Çadırkente ait kamera kayıtlarının mahkeme tarafından istendiğini belirten Ahmet, "Gelen cevapta 30 hareketli 55 sabit kamera bulunuyor. Fakat bu kameralardan 8 adet hareketli 6 adet kameranın arızalı olduğu olayın olduğu, bölgede arızalı kameralar bölgesinde olduğu belirtilmiştir" dedi.
'Çocuklar kaygılı ve çekingenler'
Adli görüşmeci değerlendirme raporlarına göre çocukların yaşadıklarından kaynaklı psiko-sosyal açıdan desteğe ihtiyaç duyduklarını belirten Ahmet, "Çocuklar genel olarak kaygılı ve çekingenler. Çocukların eksik anlattığı bir şeyler olduğu şüphesi var" bilgisini verdi.

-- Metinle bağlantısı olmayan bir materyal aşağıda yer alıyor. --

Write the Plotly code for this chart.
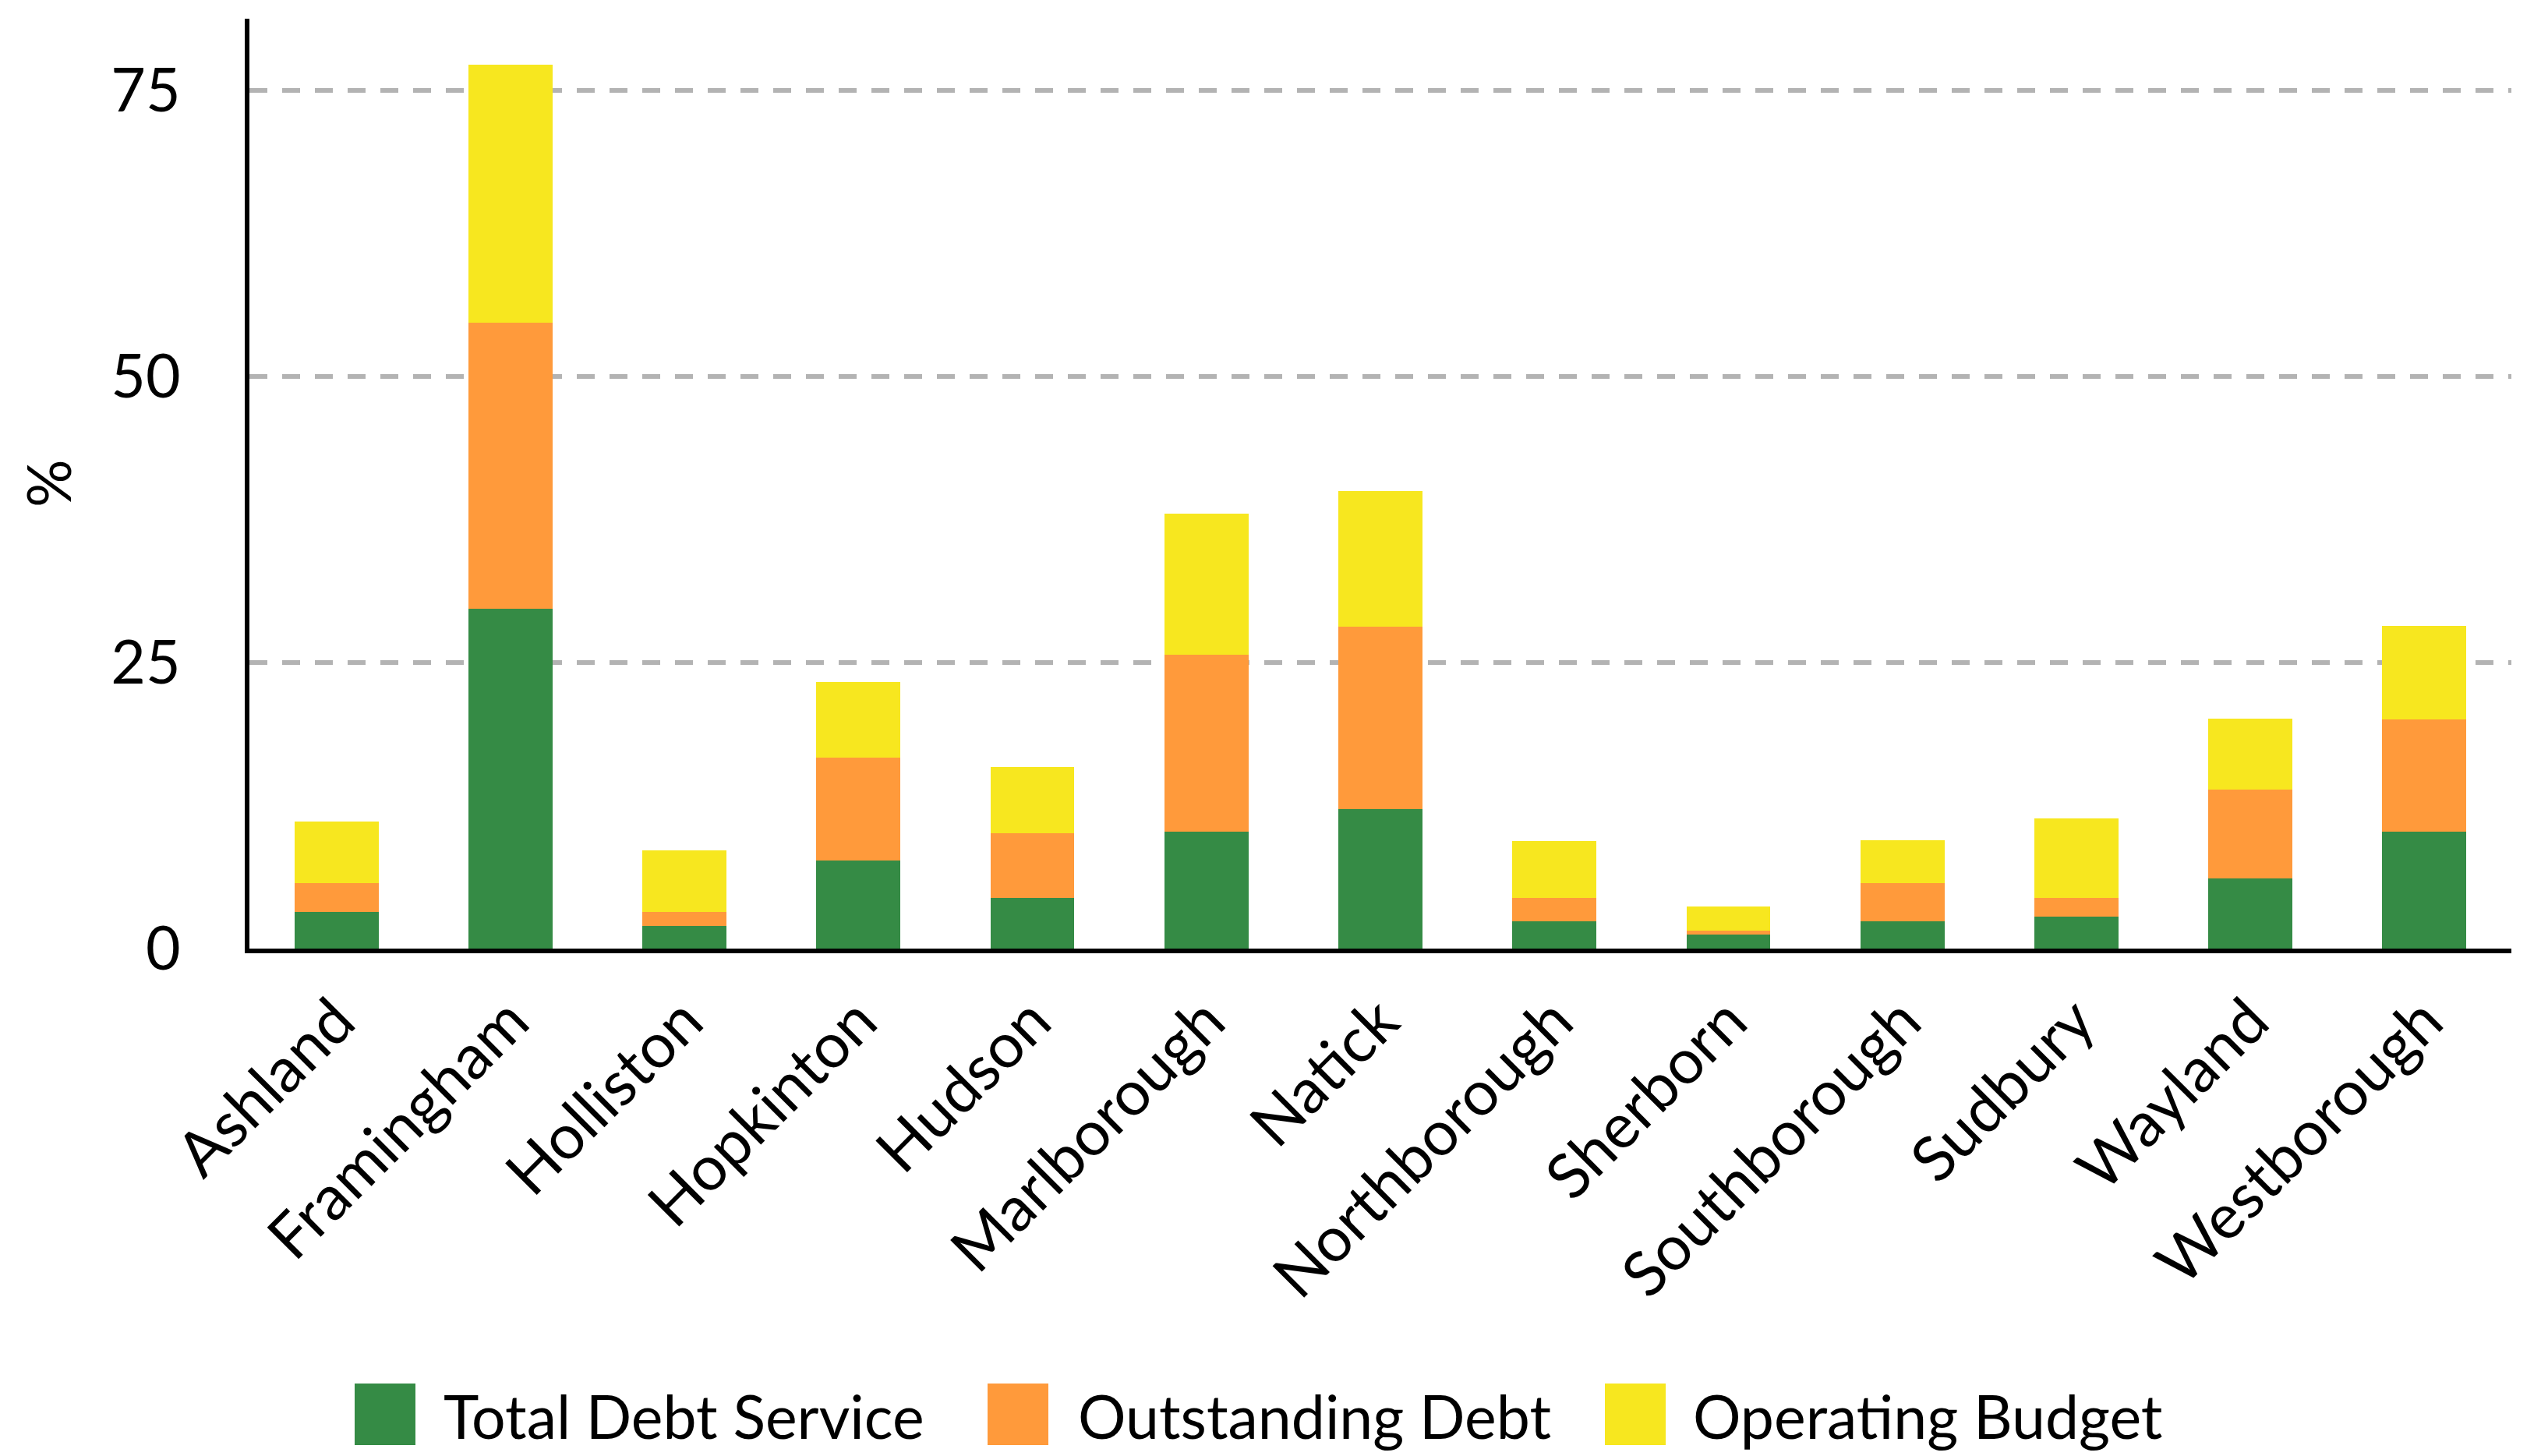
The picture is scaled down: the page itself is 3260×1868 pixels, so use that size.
import plotly.graph_objects as go

# Municipalities on the x axis
towns = ["Ashland", "Framingham", "Holliston", "Hopkinton", "Hudson",
         "Marlborough", "Natick", "Northborough", "Sherborn", "Southborough",
         "Sudbury", "Wayland", "Westborough"]

# Stacked segment values (%)
total_debt_service = [3.2, 29.7, 2.0, 7.7, 4.4, 10.2, 12.2, 2.4, 1.2, 2.4, 2.8, 6.1, 10.2]
outstanding_debt = [2.5, 25.0, 1.2, 9.0, 5.7, 15.5, 15.9, 2.0, 0.4, 3.3, 1.6, 7.8, 9.8]
operating_budget = [5.4, 22.5, 5.4, 6.6, 5.8, 12.3, 11.9, 5.0, 2.1, 3.8, 7.0, 6.2, 8.2]

series_names = ["Total Debt Service", "Outstanding Debt", "Operating Budget"]
series_colors = ["#358b45", "#ff9a3b", "#f7e71f"]
y_ticks = [0, 25, 50, 75]

FONT = "Lato"
FS = 77
W, H = 3260, 1868
L, R, T, B = 320, 38, 24, 651
PW, PH = W - L - R, H - T - B

fig = go.Figure()
for name, vals, col in zip(series_names,
                           [total_debt_service, outstanding_debt, operating_budget],
                           series_colors):
    fig.add_trace(go.Bar(x=towns, y=vals, name=name, marker=dict(color=col, line=dict(width=0)),
                         showlegend=False))


def px_x(px):
    return (px - L) / PW


def px_y(py):
    return (H - B - py) / PH


# Legend drawn as large swatches with labels below the plot
legend_items = [(455, 567), (1267, 1381), (2059, 2170)]
shapes = []
annotations = []
for (sx, tx), name, col in zip(legend_items, series_names, series_colors):
    shapes.append(dict(type="rect", xref="paper", yref="paper",
                       x0=px_x(sx), x1=px_x(sx + 78), y0=px_y(1854), y1=px_y(1775),
                       fillcolor=col, line=dict(width=0)))
    annotations.append(dict(text=name, xref="paper", yref="paper", x=px_x(tx), y=px_y(1816),
                            xanchor="left", yanchor="middle", showarrow=False,
                            font=dict(family=FONT, size=FS, color="black")))

annotations.append(dict(text="%", xref="paper", yref="paper", x=px_x(61), y=px_y(620),
                        xanchor="center", yanchor="middle", textangle=-90, showarrow=False,
                        font=dict(family=FONT, size=FS, color="black")))

fig.update_layout(
    width=W, height=H,
    barmode="stack", bargap=0.517,
    margin=dict(l=L, r=R, t=T, b=B, pad=0),
    paper_bgcolor="white", plot_bgcolor="white",
    font=dict(family=FONT, size=FS, color="black"),
    shapes=shapes, annotations=annotations,
    showlegend=False,
)
fig.update_xaxes(showline=True, linecolor="black", linewidth=6, showgrid=False,
                 tickangle=-45, ticks="", range=[-0.5, 12.5],
                 ticklabelstandoff=8,
                 tickfont=dict(family=FONT, size=80, color="black"))
fig.update_yaxes(showline=True, linecolor="black", linewidth=6, range=[0, 81.25],
                 tickvals=y_ticks, ticks="", zeroline=False,
                 showgrid=True, gridcolor="#b3b3b3", gridwidth=6, griddash="23px,19px",
                 ticklabelstandoff=67,
                 tickfont=dict(family=FONT, size=FS, color="black"))

fig.write_html("out.html")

'İdareciler de cinsel istismarda bulundu'
Nizip Ağır Ceza Mahkemesinde görülen davada sanığa 108 yıl hüküm verildiğini ifade eden Ahmet, sanık Erdal Elmas'ın yazılı olarak verdiği savunmada çadırkentte idarecilerin ve başka çalışanların da çocuklara cinsel istismarda bulunduğunu ifade ettiğini belirten Ahmet, bunun üzerine suç duyurusunda bulunulduğunu kaydetti.
'Ensar gibi seri bir şekilde sonuçlandırıldı'
Davanın takipçisi olacaklarını belirten Ahmet, rapora ilişkin görüşlerini şöyle aktardı: "Dosya tarafımca 5'inci duruşma bittikten sonra öğrenilmiştir. Ve 6'ncı duruşmada müdahillik talebimizi ilettik ve kabul görünmedi. Bunun üzerine 7'nci duruşma tarihi 3 gün sonraya verildi. Ve dava sonuçlandı. Kanaatimizce kamuoyundan gizlenmesi amacı ile dava tıpkı Ensar olayında olduğu gibi seri bir şekilde sonuçlandırılmıştır. Dosyada sadece bir sanık yargılanmıştır ve cezalandırılmıştır. Oysa ki çadırkentten sorumlu olan müdürlerin, şeflerin de ve diğer sorumluların dahil olması gerekirdi. Örneğini çok gördüğümüz Türkiye'de bu dava sırasında da karşımıza çıkmıştır. Bahsi geçen cinsel istismar olayına sadece sanık Erdal Elmas'ın sorumlu olması söz konusu olamaz."
'Diğer kişilerin isimleri kamuoyuna deşifre edilmeli'
Erdal Elmas'a yardım eden ve ona göz yuman başka çalışanların da olduğunun altını çizen Ahmet , sanığın yazılı savunmasında da söz konusu kişilerin isimlerini verdiğini kaydetti. Bu isimlerin kamuoyuna deşifre edilmesi gerektiğinin altını çizen Ahmet , "Davaya müdahillik talebi edilen AFAD, dosyada sanık olması gerekirken mağdur sıfatını almıştır. Ve bu olaydan dolayı AFAD görevlilerinden herhangi bir açıklama kamuoyuna yansımamıştır. Özel güvenlik şirketi NRC'nin olay bölgesindeki kameralarının tamamının bozuk olması, çadırkentlerin STK'ların gözlemine kapalı olması alıkonularak mahkemeye getirilmesi kararına rağmen 3 çocuğun çadırkentten firar ettiğine dair tutanakların olması; çadırkentte güvenlik zaafiyetinin olduğunu göstermektedir. Bu olayın tesadüfen açığa çıkması ve kısa sürede sonuçlanmasıyla benzer olayların yaşanmış olabileceği akla gelmektedir. Suriyeli mültecilerin il dışına çıkışları mülki amirlerce onaylanması gerekmektedir. Buna rağmen çocuklar ile birlikte iki ailenin kayıp olması ailelerin yaşamlarına ilişkin bizi kaygılandırmaktadır" diye konuştu.